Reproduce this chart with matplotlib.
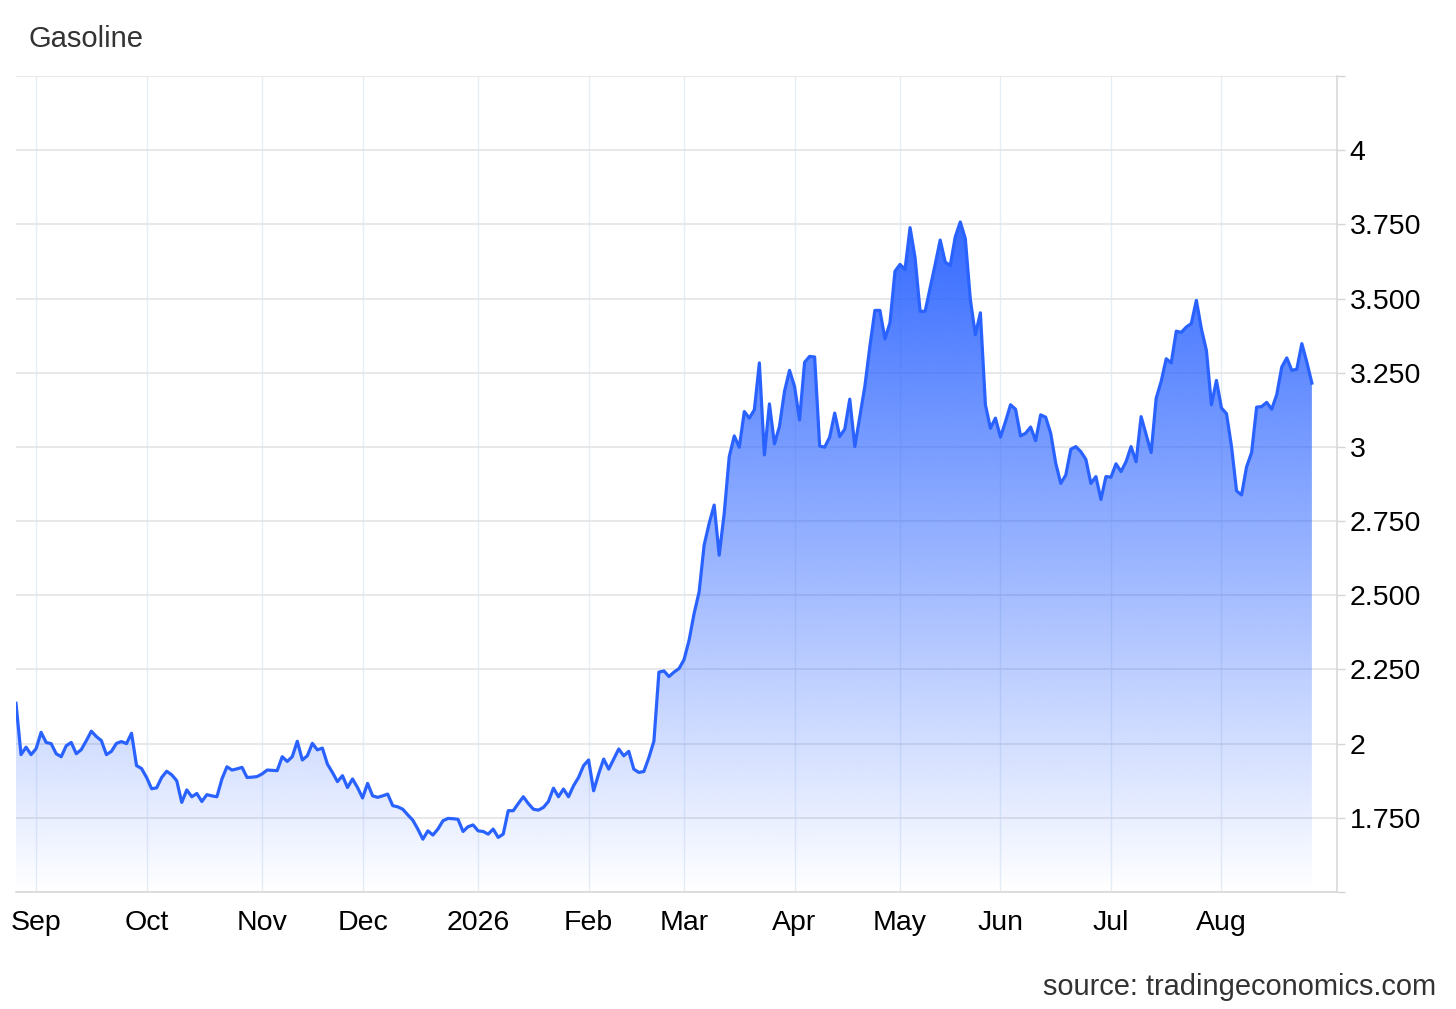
import numpy as np
import pandas as pd
import matplotlib
matplotlib.use('Agg')
import matplotlib.pyplot as plt
from matplotlib.colors import to_rgb

plt.rcParams['font.family'] = ['Liberation Sans', 'DejaVu Sans']

# daily gasoline futures (weekdays from 26 Aug 2025)
prices = [
    2.136, 1.963, 1.988, 1.963, 1.983, 2.038, 2.004, 2.000, 1.966, 1.956,
    1.993, 2.004, 1.966, 1.980, 2.010, 2.042, 2.024, 2.010, 1.963, 1.974,
    2.001, 2.007, 2.000, 2.035, 1.926, 1.916, 1.886, 1.848, 1.851, 1.886,
    1.907, 1.895, 1.875, 1.802, 1.844, 1.821, 1.832, 1.805, 1.828, 1.824,
    1.821, 1.881, 1.922, 1.911, 1.915, 1.920, 1.886, 1.887, 1.889, 1.898,
    1.911, 1.910, 1.909, 1.956, 1.940, 1.956, 2.008, 1.945, 1.959, 2.001,
    1.979, 1.985, 1.931, 1.903, 1.872, 1.892, 1.852, 1.881, 1.852, 1.817,
    1.866, 1.824, 1.819, 1.824, 1.830, 1.791, 1.787, 1.779, 1.760, 1.742,
    1.712, 1.678, 1.706, 1.692, 1.712, 1.740, 1.748, 1.747, 1.745, 1.704,
    1.720, 1.726, 1.706, 1.704, 1.695, 1.712, 1.684, 1.695, 1.774, 1.774,
    1.798, 1.821, 1.798, 1.779, 1.776, 1.785, 1.805, 1.850, 1.821, 1.847,
    1.821, 1.858, 1.886, 1.926, 1.945, 1.841, 1.898, 1.948, 1.914, 1.948,
    1.982, 1.959, 1.974, 1.914, 1.903, 1.906, 1.953, 2.008, 2.241, 2.245,
    2.226, 2.241, 2.253, 2.283, 2.348, 2.438, 2.511, 2.669, 2.742, 2.804,
    2.635, 2.776, 2.967, 3.037, 2.999, 3.119, 3.097, 3.125, 3.283, 2.973,
    3.145, 3.010, 3.069, 3.187, 3.258, 3.204, 3.091, 3.285, 3.305, 3.303,
    3.003, 2.999, 3.033, 3.114, 3.035, 3.060, 3.161, 3.001, 3.102, 3.204,
    3.339, 3.460, 3.460, 3.364, 3.418, 3.592, 3.615, 3.598, 3.739, 3.637,
    3.457, 3.457, 3.536, 3.615, 3.697, 3.623, 3.611, 3.708, 3.758, 3.702,
    3.497, 3.378, 3.452, 3.142, 3.063, 3.097, 3.033, 3.085, 3.142, 3.127,
    3.037, 3.046, 3.067, 3.021, 3.108, 3.100, 3.046, 2.945, 2.877, 2.905,
    2.992, 3.001, 2.984, 2.958, 2.877, 2.900, 2.823, 2.900, 2.898, 2.943,
    2.917, 2.950, 3.001, 2.950, 3.102, 3.041, 2.981, 3.164, 3.221, 3.297,
    3.283, 3.390, 3.386, 3.404, 3.416, 3.494, 3.398, 3.325, 3.142, 3.224,
    3.131, 3.112, 3.001, 2.852, 2.838, 2.933, 2.981, 3.134, 3.136, 3.150,
    3.127, 3.176, 3.269, 3.300, 3.258, 3.262, 3.348, 3.285, 3.215,
]
holidays = ['2026-02-16', '2026-04-03', '2026-05-25', '2026-07-03']
ytick_vals = [1.5, 1.75, 2, 2.25, 2.5, 2.75, 3, 3.25, 3.5, 3.75, 4, 4.25]
ytick_labels = ['', '1.750', '2', '2.250', '2.500', '2.750', '3', '3.250',
                '3.500', '3.750', '4', '']

days = pd.bdate_range('2025-08-26', '2026-09-30')
days = days[~days.isin(pd.to_datetime(holidays))][:len(prices)]
x = np.arange(len(prices))

tick_idx = [i for i in range(1, len(days)) if days[i].month != days[i - 1].month]
tick_lab = ['2026' if days[i].month == 1 else days[i].strftime('%b') for i in tick_idx]

line_color = '#2962ff'

fig = plt.figure(figsize=(14.56, 10.09), dpi=100)
ax = fig.add_axes([16 / 1456, 1 - 892 / 1009, (1337 - 16) / 1456, (892 - 76) / 1009])

poly = ax.fill_between(x, prices, 1.5, color='none', lw=0)
grad = np.linspace(0, 1, 256)
rgba = np.zeros((256, 1, 4))
rgba[..., :3] = to_rgb(line_color)
rgba[:, 0, 3] = 0.95 * grad
im = ax.imshow(rgba, extent=[0, len(prices) - 1, 1.5, max(prices)],
               origin='lower', aspect='auto', zorder=2, interpolation='bilinear')
im.set_clip_path(poly.get_paths()[0], transform=ax.transData)

ax.plot(x, prices, color=line_color, lw=2.3, zorder=3, solid_joinstyle='round')

ax.set_xlim(0, 263.0)
ax.set_ylim(1.5, 4.25)

ax.yaxis.tick_right()
ax.set_yticks(ytick_vals, ytick_labels)
ax.set_xticks(tick_idx, tick_lab)
ax.tick_params(axis='y', length=6, color='#d6d6d6', labelsize=20.5, pad=3, width=1)
ax.tick_params(axis='x', length=0, labelsize=20.5, pad=13)
ax.grid(axis='y', color='#e2e2e2', lw=1.1, zorder=0)
ax.grid(axis='x', color='#e6eef5', lw=1.0, zorder=0)
ax.set_axisbelow(True)

for s in ['top', 'left']:
    ax.spines[s].set_visible(False)
for s in ['right', 'bottom']:
    ax.spines[s].set_color('#d6d6d6')
    ax.spines[s].set_linewidth(1.1)

fig.text(28 / 1456, 1 - 39 / 1009, 'Gasoline', fontsize=21, color='#333333',
         ha='left', va='center')
fig.text(1436 / 1456, 1 - 987 / 1009, 'source: tradingeconomics.com', fontsize=20.9,
         color='#333333', ha='right', va='center')

fig.savefig('out.png', dpi=100)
——
▸ **Set exercise**
Your task is to reproduce exactly the lines from the start of the data above through the line containing "plt.rcParams['font.family'] = ['Liberation", leaving every picture out.

▸ **Expected output**
Reproduce this chart with matplotlib.
import numpy as np
import pandas as pd
import matplotlib
matplotlib.use('Agg')
import matplotlib.pyplot as plt
from matplotlib.colors import to_rgb

plt.rcParams['font.family'] = ['Liberation Sans', 'DejaVu Sans']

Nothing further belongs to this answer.